7.5 Arrange Darwin Core terms in core and extension files

In the Darwin Core Archive the Darwin Core terms are sorted into the different files, each having terms that are required and some that we highly recommend to use, while others are optional additions. Generally, every extension file needs to contain the core identifier of the core file. For example, if you have an event core, the core ID is the field “eventID” and every extension file therefore needs to have the column eventID, linking records to the records in the core. In the following we provide an overview which terms can be included in which file. This is based on the documentation in the GBIF schema repository. Additionally we indicate which terms we view as required to have in each file and which we strongly recommend, adapted from the data quality requirements of GBIF for each data type (Sampling event, occurrence, checklist data).

7.5.1 General terms (Terms of class Record-level)

There are terms that can always be included in the core-file, independent of what the core is. Those are record-level terms, which are generic and can apply to any type of records in the data. The content of these terms can be considered metadata, which is why it is likely that you do not have corresponding columns in your data yet but need to create new columns. Many of these terms are from the Dublin Core namespace and few come with a fixed vocabulary to use to fill them.
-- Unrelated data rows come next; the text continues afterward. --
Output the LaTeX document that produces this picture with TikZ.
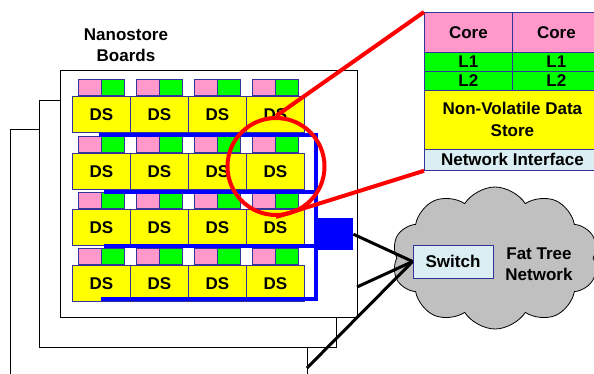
\documentclass[tikz,border=0pt]{standalone}
\usepackage{fontspec}
\setmainfont{Liberation Sans}
\usepackage{xcolor}
\usetikzlibrary{shapes.symbols}
\definecolor{corepink}{RGB}{255,153,204}
\definecolor{cachegreen}{RGB}{0,255,0}
\definecolor{storeyellow}{RGB}{255,255,0}
\definecolor{busblue}{RGB}{0,0,255}
\definecolor{nicblue}{RGB}{218,238,243}
\definecolor{edgenavy}{RGB}{51,51,153}
\definecolor{cloudgray}{RGB}{192,192,192}
\tikzset{basic/.style={draw=edgenavy,line width=0.8pt,inner sep=0pt,
                       text badly centered,font=\bfseries\fontsize{17}{21}\selectfont}}
\tikzset{board/.style={draw=black,fill=white,line width=0.8pt,inner sep=0pt,anchor=north west}}

\begin{document}
\begin{tikzpicture}[x=1pt,y=-1pt,
      % styles for clarity
      dsbox/.style    ={basic, fill=storeyellow, minimum width=58pt, minimum height=36pt, anchor=north west},
      corecell/.style ={basic, fill=corepink, minimum width=23pt, minimum height=16pt, anchor=south west},
      cachecell/.style={basic, fill=cachegreen, minimum width=23pt, minimum height=16pt, anchor=south west},
      detail/.style   ={basic, anchor=north west},
      link/.style     ={draw=black, line width=3pt},
      zoomline/.style ={draw=red, line width=4pt}
    ]
    \useasboundingbox (0,0) rectangle (594,374);

    % stacked boards, back to front
    \node[board, minimum width=297pt, minimum height=260pt] (board3) at (10,129) {};
    \node[board, minimum width=297pt, minimum height=247pt] (board2) at (39,100) {};
    \node[board, minimum width=297pt, minimum height=247pt] (board1) at (60,70) {};
    \node[font=\bfseries\fontsize{17}{21}\selectfont, align=center] (title) at (126,45) {Nanostore\\Boards};

    \foreach \r [count=\i from 1] in {96,153,209,265}{
      \foreach \c [count=\j from 1] in {72,130,188,246}{
        % data store with its two cores on top
        \node[dsbox]     (ds\i\j) at (\c,\r)    {DS};
        \node[corecell]  (pk\i\j) at (\c+6,\r)  {};
        \node[cachecell] (gr\i\j) at (\c+29,\r) {};
      }
    }

    % board bus
    \draw[busblue, line width=4.5pt]
      (99,135) -- (316,135) (104,192) -- (316,192)
      (104,246) -- (316,246) (101,299) -- (316,299)
      (316,133) -- (316,301);
    \node[fill=busblue, inner sep=0pt, minimum width=38pt, minimum height=32pt, anchor=north west] (hub) at (315,218) {};

    % network
    \node[cloud, cloud puffs=10, cloud puff arc=115, aspect=1.5, draw=black, fill=cloudgray, line width=0.8pt,
          minimum width=206pt, minimum height=142pt] (fattree) at (495,258) {};
    \node[basic, fill=nicblue, minimum width=80pt, minimum height=33pt] (switch) at (453,261.5) {Switch};
    \node[font=\bfseries\fontsize{17}{21}\selectfont, align=center] (fatlabel) at (539,264) {Fat Tree\\Network};

    \coordinate (tap1) at (357,287);
    \coordinate (tap3) at (307,368);
    \draw[link] (hub.east) -- (switch.west);
    \draw[link] (tap1) -- (switch.west);
    \draw[link] (tap3) -- (switch.west);

    % zoomed nanostore
    \node[detail, fill=corepink, minimum width=88pt, minimum height=40pt] (core1) at (424,12) {Core};
    \node[detail, fill=corepink, minimum width=88pt, minimum height=40pt] (core2) at (512,12) {Core};
    \node[detail, fill=cachegreen, minimum width=88pt, minimum height=19pt] (l1a) at (424,52) {L1};
    \node[detail, fill=cachegreen, minimum width=88pt, minimum height=19pt] (l1b) at (512,52) {L1};
    \node[detail, fill=cachegreen, minimum width=88pt, minimum height=19pt] (l2a) at (424,71) {L2};
    \node[detail, fill=cachegreen, minimum width=88pt, minimum height=19pt] (l2b) at (512,71) {L2};
    \node[detail, fill=storeyellow, minimum width=176pt, minimum height=59pt, align=center,
          font=\bfseries\fontsize{17}{22}\selectfont] (nvds) at (424,90) {Non-Volatile Data\\Store};
    \node[detail, fill=nicblue, minimum width=176pt, minimum height=21pt] (netif) at (424,149) {Network Interface};

    \node[draw=red, line width=4pt, circle, minimum size=97pt, inner sep=0pt] (zoomring) at (276,166.5) {};
    \draw[zoomline] (zoomring.north) -- (core1.north west);
    \draw[zoomline] (zoomring.south) -- (netif.south west);
  \end{tikzpicture}
\end{document}
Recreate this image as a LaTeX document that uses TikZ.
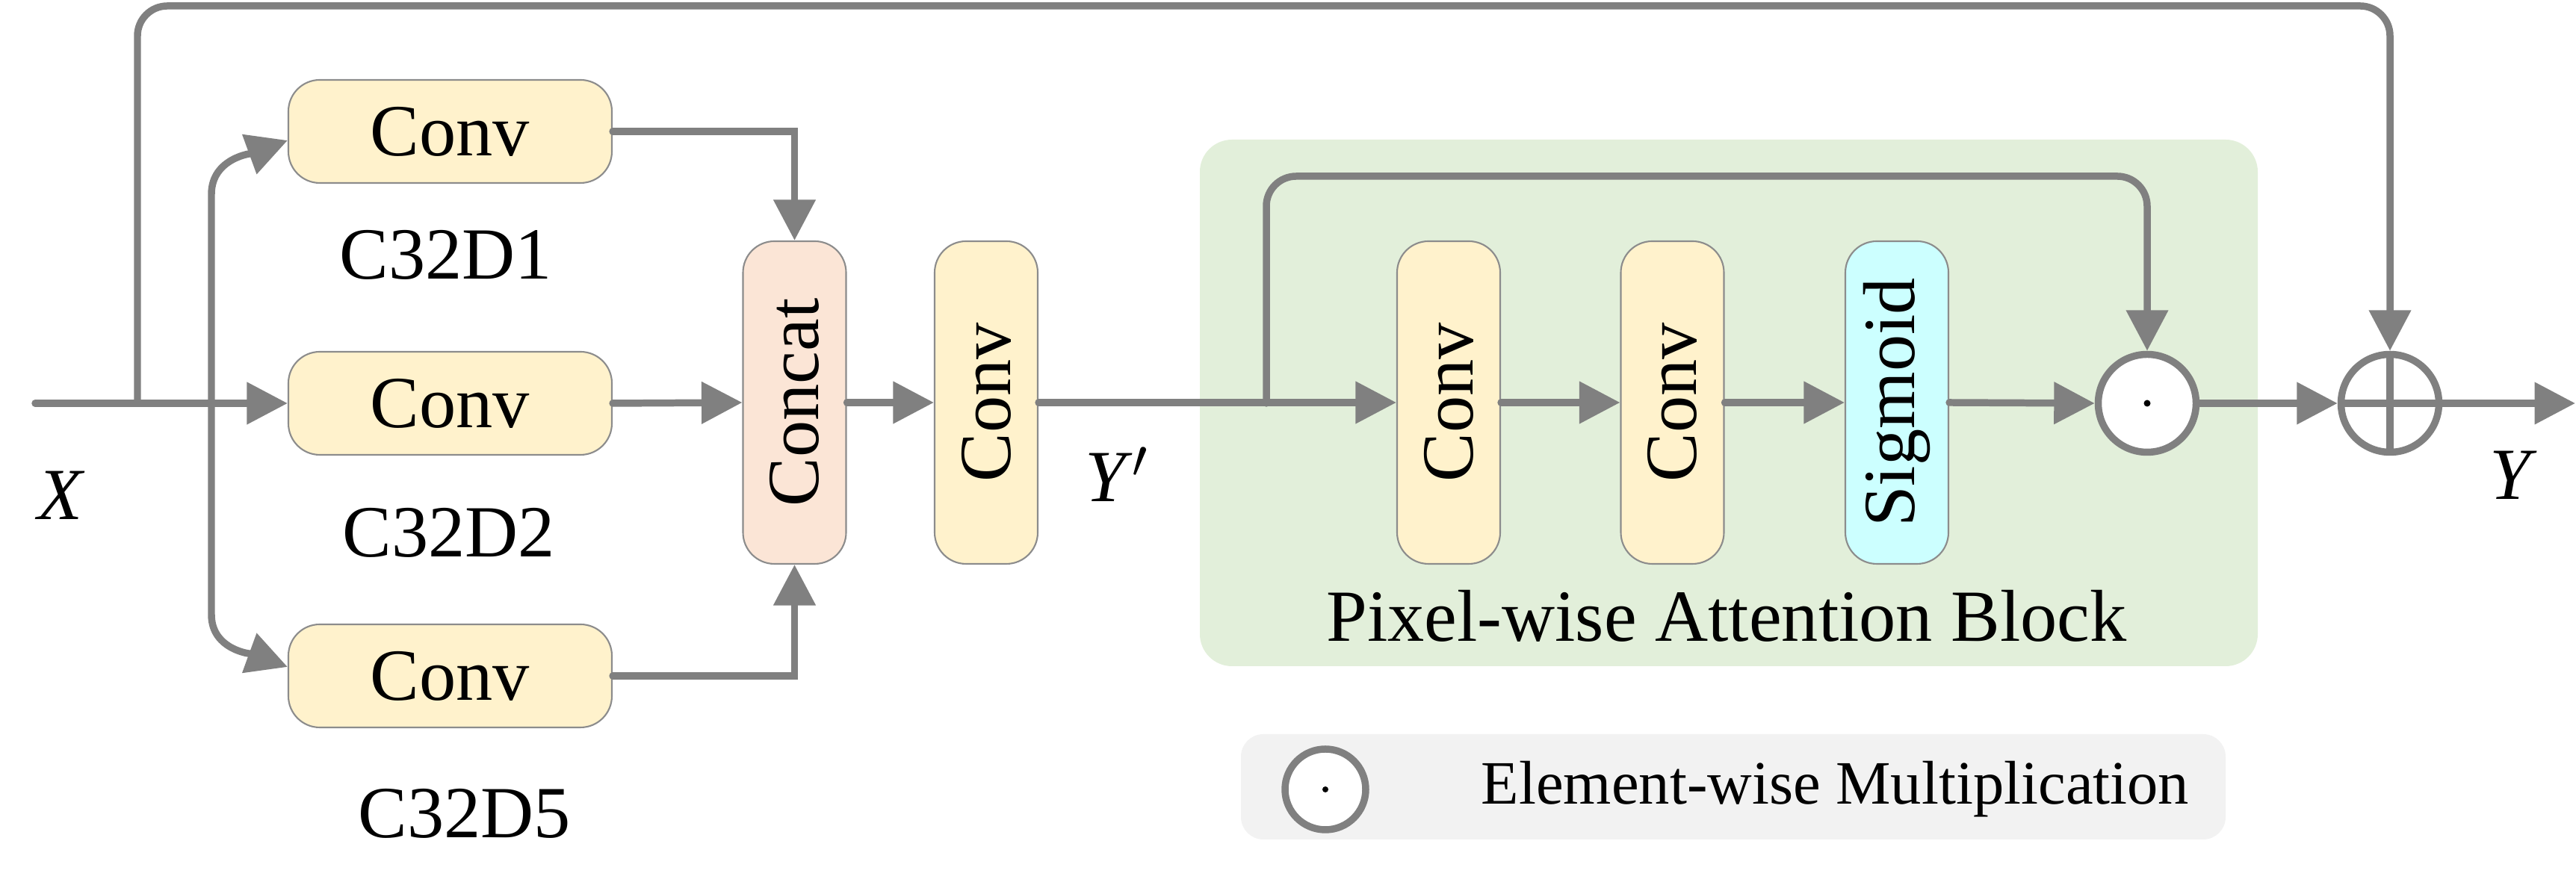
\documentclass[tikz,border=0pt]{standalone}
\usepackage{fontspec}
\setmainfont{Liberation Serif}
\usetikzlibrary{arrows.meta}

\definecolor{linegray}{RGB}{128,128,128}
\definecolor{boxline}{RGB}{140,140,140}
\definecolor{convfill}{RGB}{255,242,204}
\definecolor{catfill}{RGB}{251,229,214}
\definecolor{sigfill}{RGB}{204,255,255}
\definecolor{attfill}{RGB}{226,239,218}
\definecolor{legfill}{RGB}{242,242,242}

\begin{document}
\begin{tikzpicture}[
  flow/.style={draw=linegray, line width=2.7pt, line cap=round, -{Triangle[length=15.5pt,width=15.5pt]}},
  link/.style={draw=linegray, line width=2.7pt},
  hbox/.style={draw=boxline, line width=0.6pt, fill=convfill, rounded corners=0.42cm, minimum width=4.33cm, minimum height=1.38cm, inner sep=0pt, font=\fontsize{28}{34}\selectfont},
  vbox/.style={draw=boxline, line width=0.6pt, fill=convfill, rounded corners=0.42cm, minimum width=1.38cm, minimum height=4.32cm, inner sep=0pt, font=\fontsize{28}{34}\selectfont},
  opcircle/.style={circle, draw=linegray, line width=2.7pt, fill=white, minimum size=1.31cm, inner sep=0pt},
  lbl/.style={inner sep=0pt, font=\fontsize{28}{34}\selectfont}
]

\useasboundingbox (0,0) rectangle (34.48,11.93);

% Backgrounds
\fill[attfill, rounded corners=0.43cm] (16.06,3.01) rectangle (30.22,10.06);
\fill[legfill, rounded corners=0.3cm] (16.61,0.69) rectangle (29.79,2.10);

% Dilated conv branches
\node[hbox] (c1) at (6.025,10.17) {Conv};
\node[hbox] (c2) at (6.025,6.53) {Conv};
\node[hbox] (c3) at (6.025,2.88) {Conv};

\node[lbl] (d1) at (5.97,8.52) {C32D1};
\node[lbl] (d2) at (6.01,4.80) {C32D2};
\node[lbl] (d5) at (6.22,1.04) {C32D5};

% Concat and fusion conv
\node[vbox, fill=catfill] (cc) at (10.635,6.54) {\rotatebox{90}{Concat}};
\node[vbox] (c4) at (13.20,6.54) {\rotatebox{90}{Conv}};

% Pixel-wise attention block
\node[vbox] (ca) at (19.39,6.54) {\rotatebox{90}{Conv}};
\node[vbox] (cb) at (22.385,6.54) {\rotatebox{90}{Conv}};
\node[vbox, fill=sigfill] (sg) at (25.39,6.54) {\rotatebox{90}{Sigmoid}};
\node[lbl, anchor=base] (pab) at (23.11,3.34) {Pixel-wise Attention Block};

% Operators
\node[opcircle] (od) at (28.74,6.53) {};
\fill (od) circle (0.045);
\node[opcircle] (op) at (31.99,6.53) {};
\draw[link] (op.north) -- (op.south) (op.west) -- (op.east);

% Signal labels
\node[lbl] (xl) at (0.82,5.30) {\textit{X}};
\node[lbl] (ypl) at (14.95,5.58) {\textit{Y}$'$};
\node[lbl] (yl) at (33.64,5.57) {\textit{Y}};

% Legend
\node[opcircle, minimum size=1.08cm] (lg) at (17.74,1.36) {};
\fill (lg) circle (0.04);
\node[lbl, font=\fontsize{23.5}{28}\selectfont, anchor=base west] (lgt) at (19.82,1.16) {Element-wise Multiplication};

% Points on the main line
\coordinate (in) at (0.47,6.53);
\coordinate (skip) at (1.84,6.53);
\coordinate (fork) at (2.83,6.53);
\coordinate (att) at (16.95,6.53);
\coordinate (out) at (34.47,6.53);

% Connectors
\draw[flow] (in) -- (c2.west);
\draw[flow, rounded corners=0.4cm] (skip) -- ++(0,5.32) -| (op.north);
\draw[flow] (fork) -- ++(0,2.8) to[out=90,in=200] ([yshift=-0.12cm]c1.west);
\draw[flow] (fork) -- ++(0,-2.83) to[out=-90,in=160] ([yshift=0.12cm]c3.west);
\draw[flow] (c1.east) -| (cc.north);
\draw[flow] (c2.east) -- (cc.west);
\draw[flow] (c3.east) -| (cc.south);
\draw[flow] (cc.east) -- (c4.west);
\draw[flow] (c4.east) -- (ca.west);
\draw[flow, rounded corners=0.4cm] (att) -- ++(0,3.04) -| (od.north);
\draw[flow] (ca.east) -- (cb.west);
\draw[flow] (cb.east) -- (sg.west);
\draw[flow] (sg.east) -- (od.west);
\draw[flow] (od.east) -- (op.west);
\draw[flow] (op.east) -- (out);

\end{tikzpicture}
\end{document}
The following terms can be useful to add, while none of them are required:

  • type: to be filled with one of the terms in the DCMI type vocabulary

  • language: use controlled vocabulary, such as the ISO language code

  • licence: see section licencing

  • rightsHolder

  • accessRights

  • bibliographicCitation: should provide clear information on how to cite the resource itself

  • references

  • institutionCode

  • institutionID

  • datasetID

  • basisOfRecord: best practise is to use controlled vocabulary, such as the names of the Darwin Core classes:

    • MaterialEntity, PreservedSpecimen, FossilSpecimen, LivingSpecimen, MaterialSample, Event, HumanObservation, MachineObservation, Taxon, Occurrence, MaterialCitation

7.5.2 Event file

The event file can include the following terms:

  • all terms of the class Event
  • all terms of the class Location
  • all terms of the class GeologicalContext

Required:

  • eventID

  • eventDate

  • samplingProtocol

  • sampleSizeValue & sampleSizeUnit

Recommended:

  • parentEventID (if applicable)

  • samplingEffort

  • decimalLatitude & decimalLongitude & geodeticDatum

  • coordinateUncertaintyInMeters

  • countryCode

7.5.3 Occurrence file

All of the terms that can be included in the event file can also be included in the occurrence file. The occurrence file is however more flexible and additionally allows for more terms. You can additionally include:

  • all terms of the class Occurrence
  • all terms of the class Organism
  • all terms of the class Taxon
  • all terms of the class Identification

Required:

  • scientificName

  • occurrenceStatus

  • basisOfRecord

  • occurrenceID

Recommended:

  • taxonRank

  • kingdom (or other higher taxonomy)

  • decimalLongitue & decimalLatitude & geodeticDatum

  • coordinateUncertaintyInMeters

  • countryCode

  • individualCount or organismQuantity & organismQuantityType

7.5.4 Taxon file

The taxon file only contains the record-level terms and all terms of the class taxon.

Required:

  • taxonID

  • scientificName

  • taxonRank

Recommended:

  • kingdom (or other higher taxonomy)

  • parentNameUsageID

  • acceptedNameUsageID

7.5.5 MeasurementOrFact file

The MeasurementOrFact file is linked to the core by including the coreID and besides that can only include the terms of the class MeasurementOrFact, while no terms of other classes should be included.

The extendedMeasurementOrFact extension additionally includes the occurrenceID and three ID fields: measurementTypeID, measurementValueID, and measurementUnitID. These fields are not part of the Darwin Core namespace but refer to OBIS.